History & Culture · New York City
Historic Richmond Town Keeps Staten Island's Old County Seat Legible
Historic Richmond Town explains Staten Island beyond the ferry by preserving a former county-seat crossroads and everyday local history.
Published June 24, 2026 · Last verified July 4, 2026
Staten Island looks different when you leave the ferry map for a while and head inland to Richmondtown. Historic Richmond Town is part living-history village, part museum, and part storehouse for the everyday things Staten Islanders used, saved, worked with, and handed down.
The old civic story gives the place its backbone. The Town of Richmond became Staten Island’s county seat in 1728, when this crossroads held real government weight. After Staten Island became part of New York City in 1898, the government offices moved to St. George. Richmond grew quieter, and that quiet helped leave an older village pattern in view.

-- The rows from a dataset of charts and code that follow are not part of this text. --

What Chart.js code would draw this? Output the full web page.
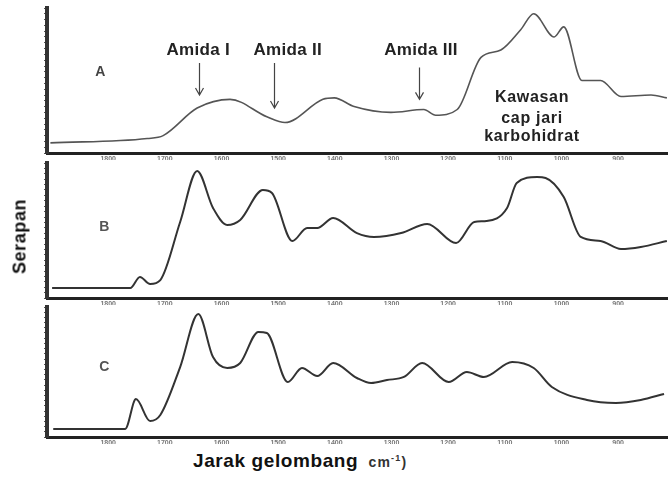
<!DOCTYPE html>
<html>
<head>
<meta charset="utf-8">
<script src="https://cdn.jsdelivr.net/npm/chart.js@4"></script>
<style>
  body { margin: 0; background: #fff; width: 668px; height: 477px; overflow: hidden; position: relative; }
  canvas { position: absolute; left: 0; }
  .ttl { position: absolute; font-family: 'Liberation Sans', Arial, sans-serif; font-weight: bold; color: #111; white-space: nowrap; }
</style>
</head>
<body>
<canvas id="chartA" width="668" height="160" style="top:0px"></canvas>
<canvas id="chartB" width="668" height="150" style="top:155px"></canvas>
<canvas id="chartC" width="668" height="144" style="top:300px"></canvas>
<div class="ttl" style="left:-25px; top:226px; font-size:18px; letter-spacing:0.6px; transform:rotate(-90deg); width:90px; text-align:center;">Serapan</div>
<div class="ttl" style="left:193px; top:450px; font-size:19px; letter-spacing:0.6px;">Jarak gelombang<span style="font-size:14px; color:#333; letter-spacing:1.2px;">&nbsp;&nbsp;cm<sup style="font-size:9px">-1</sup>)</span></div>
<script>
// wavenumber (cm-1) and absorbance, per spectrum
const wnA = [1902, 1731, 1703, 1643, 1585, 1520, 1488, 1421, 1401, 1366, 1301, 1243, 1222, 1184, 1142, 1107, 1072, 1049, 1013, 996, 964, 931, 895, 842, 814];
const absA = [0.07, 0.10, 0.12, 0.31, 0.37, 0.25, 0.21, 0.37, 0.38, 0.32, 0.28, 0.30, 0.26, 0.30, 0.66, 0.71, 0.85, 0.96, 0.80, 0.87, 0.50, 0.50, 0.39, 0.40, 0.38];

const wnB = [1899, 1761, 1744, 1726, 1708, 1673, 1643, 1615, 1590, 1567, 1527, 1511, 1475, 1449, 1431, 1403, 1361, 1331, 1283, 1237, 1186, 1154, 1132, 1096, 1079, 1043, 1028, 996, 966, 931, 895, 860, 814];
const absB = [0.074, 0.074, 0.156, 0.104, 0.133, 0.563, 0.941, 0.667, 0.541, 0.578, 0.80, 0.778, 0.422, 0.519, 0.519, 0.593, 0.481, 0.452, 0.481, 0.548, 0.407, 0.563, 0.570, 0.667, 0.852, 0.896, 0.889, 0.748, 0.452, 0.422, 0.363, 0.378, 0.422];

const wnC = [1897, 1770, 1751, 1726, 1708, 1673, 1641, 1615, 1590, 1567, 1535, 1520, 1483, 1458, 1431, 1403, 1361, 1336, 1308, 1278, 1246, 1199, 1167, 1137, 1087, 1049, 1017, 955, 904, 860, 819];
const absC = [0.062, 0.062, 0.292, 0.123, 0.169, 0.538, 0.946, 0.615, 0.531, 0.569, 0.808, 0.80, 0.423, 0.531, 0.469, 0.569, 0.454, 0.415, 0.438, 0.462, 0.569, 0.423, 0.50, 0.462, 0.577, 0.531, 0.385, 0.285, 0.262, 0.285, 0.331];

const xTicks = [1800, 1700, 1600, 1500, 1400, 1300, 1200, 1100, 1000, 900];

const FONT = "'Liberation Sans', Arial, sans-serif";

// text + arrows drawn in data coordinates
const notes = {
  id: 'notes',
  afterDatasetsDraw(chart, args, opts) {
    const ctx = chart.ctx;
    const x = chart.scales.x, y = chart.scales.y;
    ctx.save();
    ctx.textAlign = 'center';
    ctx.textBaseline = 'middle';
    (opts.texts || []).forEach(t => {
      ctx.font = t.font;
      ctx.letterSpacing = t.spacing || '0px';
      ctx.fillStyle = t.color || '#222';
      ctx.fillText(t.text, x.getPixelForValue(t.wn), y.getPixelForValue(t.v));
    });
    ctx.strokeStyle = '#444';
    ctx.lineWidth = 1.2;
    (opts.arrows || []).forEach(a => {
      const px = Math.round(x.getPixelForValue(a.wn)) + 0.5;
      const y1 = y.getPixelForValue(a.from), y2 = y.getPixelForValue(a.to);
      ctx.beginPath();
      ctx.moveTo(px, y1);
      ctx.lineTo(px, y2);
      ctx.moveTo(px - 4, y2 - 7);
      ctx.lineTo(px, y2);
      ctx.lineTo(px + 4, y2 - 7);
      ctx.stroke();
    });
    ctx.restore();
  }
};

function makeChart(id, wn, abs, padTop, lineColor, lineWidth, noteOpts) {
  const pts = wn.map((w, i) => ({ x: w, y: abs[i] }));
  return new Chart(document.getElementById(id), {
    type: 'line',
    data: {
      datasets: [{
        data: pts,
        borderColor: lineColor,
        borderWidth: lineWidth,
        pointRadius: 0,
        fill: false,
        cubicInterpolationMode: 'monotone'
      }]
    },
    options: {
      responsive: false,
      animation: false,
      layout: { padding: { top: padTop, left: 0, right: 0, bottom: 0 } },
      plugins: { legend: { display: false }, tooltip: { enabled: false }, notes: noteOpts },
      scales: {
        x: {
          type: 'linear',
          reverse: true,
          min: 812,
          max: 1908,
          afterBuildTicks: s => { s.ticks = xTicks.map(v => ({ value: v })); },
          afterFit: s => { s.height = 7; },
          ticks: {
            font: { family: FONT, size: 7, weight: 'bold' },
            color: '#777',
            padding: 0,
            maxRotation: 0,
            callback: v => String(v)
          },
          grid: { drawOnChartArea: false, tickLength: 2, color: '#333' },
          border: { color: '#222', width: 3 }
        },
        y: {
          min: 0,
          max: 1,
          afterBuildTicks: s => {
            const t = [];
            for (let i = 0; i <= 25; i++) t.push({ value: i * 0.04 });
            s.ticks = t;
          },
          afterFit: s => { s.width = 47; },
          ticks: { display: false },
          grid: { drawOnChartArea: false, tickLength: 3, color: '#555' },
          border: { color: '#333', width: 4 }
        }
      }
    },
    plugins: [notes]
  });
}

const amidaFont = 'bold 17px ' + FONT;
const regionFont = 'bold 16px ' + FONT;
const letterFont = 'bold 14px ' + FONT;

makeChart('chartA', wnA, absA, 8, '#555', 1.6, {
  texts: [
    { text: 'A', wn: 1814, v: 0.56, font: letterFont, color: '#444' },
    { text: 'Amida I', wn: 1641, v: 0.71, font: amidaFont, spacing: '0.3px' },
    { text: 'Amida II', wn: 1483, v: 0.71, font: amidaFont, spacing: '0.3px' },
    { text: 'Amida III', wn: 1248, v: 0.71, font: amidaFont, spacing: '0.3px' },
    { text: 'Kawasan', wn: 1052, v: 0.38, font: regionFont, spacing: '0.7px' },
    { text: 'cap jari', wn: 1052, v: 0.24, font: regionFont, spacing: '0.7px' },
    { text: 'karbohidrat', wn: 1052, v: 0.11, font: regionFont, spacing: '0.7px' }
  ],
  arrows: [
    { wn: 1640, from: 0.62, to: 0.40 },
    { wn: 1507, from: 0.62, to: 0.31 },
    { wn: 1251, from: 0.59, to: 0.37 }
  ]
});

makeChart('chartB', wnB, absB, 8, '#333', 2, {
  texts: [{ text: 'B', wn: 1807, v: 0.526, font: letterFont, color: '#555' }]
});

makeChart('chartC', wnC, absC, 7, '#333', 2, {
  texts: [{ text: 'C', wn: 1807, v: 0.54, font: letterFont, color: '#555' }]
});
</script>
</body>
</html>
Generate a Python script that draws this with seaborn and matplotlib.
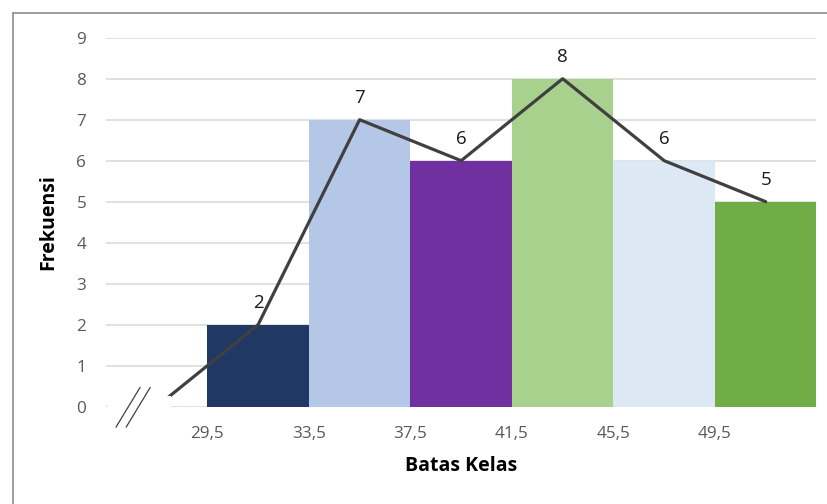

That is why the site works so well as a change of pace. The Historic House Trust describes 28 buildings across 100 acres, with structures from the late 1600s into the early 1900s. A visitor can move from courthouse memory to farmhouses, trade shops, roads, and museum collections without needing the whole story to fit inside one landmark.
For a New Yorker who mostly knows Staten Island by terminals, bridges, and shoreline commutes, Richmond Town opens another room in the borough. It points to county government, local preservation, working households, old roads, and village life before the modern city map took over.
Staten Island stops feeling like the edge of New York City and starts feeling like a place with layers inside it.